The local food scene’s commitment to farm-to-table dining is embodied in the Livery Tavern, an interpretation of a 19th-century tavern situated in a historic building and featuring a menu heavy on chops and steaks. Though you wouldn’t want to show up at the Livery in mud-spattered cycling gear, you’d probably be fine at Thunderbird Taco. It features outstanding renditions of its namesake dish, a design scheme relying on hand-painted skateboards and “really good, strong margaritas,” Schwab said. “It reminds me of what we had in Asheville. Good food, good music and a good collection of mixed drinks.”

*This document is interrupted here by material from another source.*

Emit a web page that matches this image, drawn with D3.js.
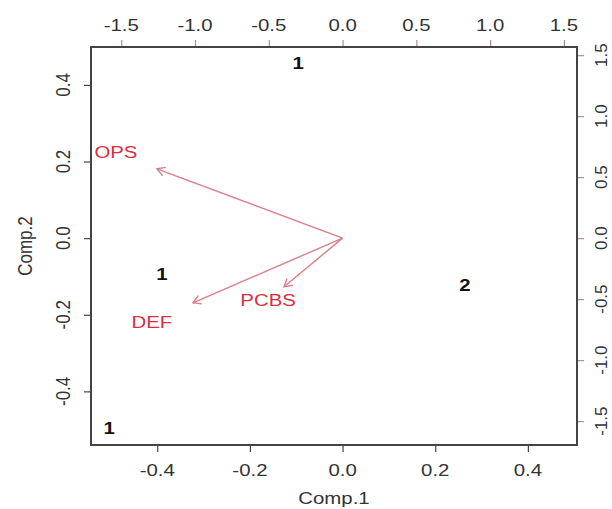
<!DOCTYPE html>
<html>
<head>
<meta charset="utf-8">
<script src="https://cdn.jsdelivr.net/npm/d3@7"></script>
<style>
html,body{margin:0;padding:0;background:#fff;}
svg{display:block;}
text{font-family:"Liberation Sans",Arial,Helvetica,sans-serif;}
</style>
</head>
<body>
<script>
// ---- data ----
const pointLabels = ["1", "1", "2", "1"];
const pointX = [-0.096, -0.390, 0.264, -0.504];
const pointY = [0.458, -0.093, -0.122, -0.495];

const varNames = ["OPS", "DEF", "PCBS"];
const loadX = [-1.258, -1.014, -0.397];
const loadY = [0.568, -0.530, -0.399];
const varLabelX = [-1.536, -1.292, -0.505];
const varLabelY = [0.707, -0.686, -0.506];

const bottomTicks = [-0.4, -0.2, 0.0, 0.2, 0.4];
const leftTicks = [-0.4, -0.2, 0.0, 0.2, 0.4];
const topTicks = [-1.5, -1.0, -0.5, 0.0, 0.5, 1.0, 1.5];
const rightTicks = [-1.5, -1.0, -0.5, 0.0, 0.5, 1.0, 1.5];

const xLabel = "Comp.1";
const yLabel = "Comp.2";

// ---- layout ----
const W = 612, H = 509;
const box = {l: 91, r: 577, t: 47, b: 445};
const sx = 1.2;      // horizontal stretch of text (picture is stretched)
const fs = 17;
const tickLen = 7;
const axisCol = "#444";
const redCol = "#d8303e";
const arrowCol = "#d97f8a";
const secTickCol = "#b98890";

const x = d3.scaleLinear().domain([-0.543, 0.506]).range([box.l, box.r]);
const y = d3.scaleLinear().domain([-0.540, 0.499]).range([box.b, box.t]);
const ratio = 3.14;
const x2 = d3.scaleLinear().domain(x.domain().map(v => v * ratio)).range([box.l, box.r]);
const y2 = d3.scaleLinear().domain(y.domain().map(v => v * ratio)).range([box.b, box.t]);

const svg = d3.select("body").append("svg").attr("width", W).attr("height", H);

function fmt(v){ return v.toFixed(1); }

function addText(g, str, px, py, rot, fill, weight, stretch){
  const s = stretch === undefined ? sx : stretch;
  let tr = `translate(${px},${py}) scale(${s},1)`;
  if (rot) tr += ` rotate(${rot})`;
  return g.append("text")
    .attr("transform", tr)
    .attr("text-anchor", "middle")
    .attr("dominant-baseline", "central")
    .attr("font-size", fs)
    .attr("font-weight", weight || "normal")
    .attr("fill", fill || "#333")
    .text(str);
}

function drawAxis(gen, scale, ticks, transform, col){
  const g = svg.append("g").attr("transform", transform)
    .call(gen(scale).tickValues(ticks).tickSize(tickLen).tickFormat(""));
  g.select(".domain").remove();
  g.selectAll(".tick line").attr("stroke", col).attr("stroke-width", 1.2);
  return g;
}
drawAxis(d3.axisBottom, x, bottomTicks, `translate(0,${box.b})`, axisCol);
drawAxis(d3.axisLeft, y, leftTicks, `translate(${box.l},0)`, axisCol);
drawAxis(d3.axisTop, x2, topTicks, `translate(0,${box.t})`, secTickCol);
drawAxis(d3.axisRight, y2, rightTicks, `translate(${box.r},0)`, secTickCol);

const lab = svg.append("g");
bottomTicks.forEach(t => addText(lab, fmt(t), x(t), 470, 0, "#333"));
leftTicks.forEach(t => addText(lab, fmt(t), 63, y(t), -90, "#333"));
topTicks.forEach(t => addText(lab, fmt(t), x2(t), 25, 0, "#333"));
rightTicks.forEach(t => addText(lab, fmt(t), 601, y2(t), -90, "#333", "normal", 1.0));
addText(lab, xLabel, (box.l + box.r) / 2, 498, 0, "#333");
addText(lab, yLabel, 25, (box.t + box.b) / 2, -90, "#333");

// box
svg.append("rect")
  .attr("x", box.l).attr("y", box.t)
  .attr("width", box.r - box.l).attr("height", box.b - box.t)
  .attr("fill", "none").attr("stroke", axisCol).attr("stroke-width", 2);

// points (as text labels)
const pts = svg.append("g");
pointLabels.forEach((p, i) => addText(pts, p, x(pointX[i]), y(pointY[i]), 0, "#111", "bold"));

// arrows
const arr = svg.append("g").attr("stroke", arrowCol).attr("stroke-width", 1.4).attr("fill", "none");
const x0 = x2(0), y0 = y2(0);
varNames.forEach((n, i) => {
  const xe = x2(loadX[i]), ye = y2(loadY[i]);
  arr.append("line").attr("x1", x0).attr("y1", y0).attr("x2", xe).attr("y2", ye);
  const ang = Math.atan2(ye - y0, xe - x0);
  const hl = 9, ha = Math.PI / 6;
  const p1 = [xe - hl * Math.cos(ang - ha), ye - hl * Math.sin(ang - ha)];
  const p2 = [xe - hl * Math.cos(ang + ha), ye - hl * Math.sin(ang + ha)];
  arr.append("path").attr("d", `M${p1[0]},${p1[1]}L${xe},${ye}L${p2[0]},${p2[1]}`);
  addText(svg, n, x2(varLabelX[i]), y2(varLabelY[i]), 0, redCol);
});
</script>
</body>
</html>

Greenbrier Valley Theatre is designated as the State Professional Theatre of West Virginia and provides the region with first-rate drama while also serving as a training ground for up-and-coming actors. “They hone their craft here before they go to New York or Los Angeles,” Dense said.
CAN’T MISS ROAD RIDE
Highland Scenic Highway, about an hour north of Lewisburg, is West Virginia’s version of the Blue Ridge Parkway. Just the description of the highway on the Appalachian Bicycle Company is enough to make legs burn: “Topping out at over 4500 feet, it challenges expert road cyclists with its big sustained mountain climbs to long high speed descents.”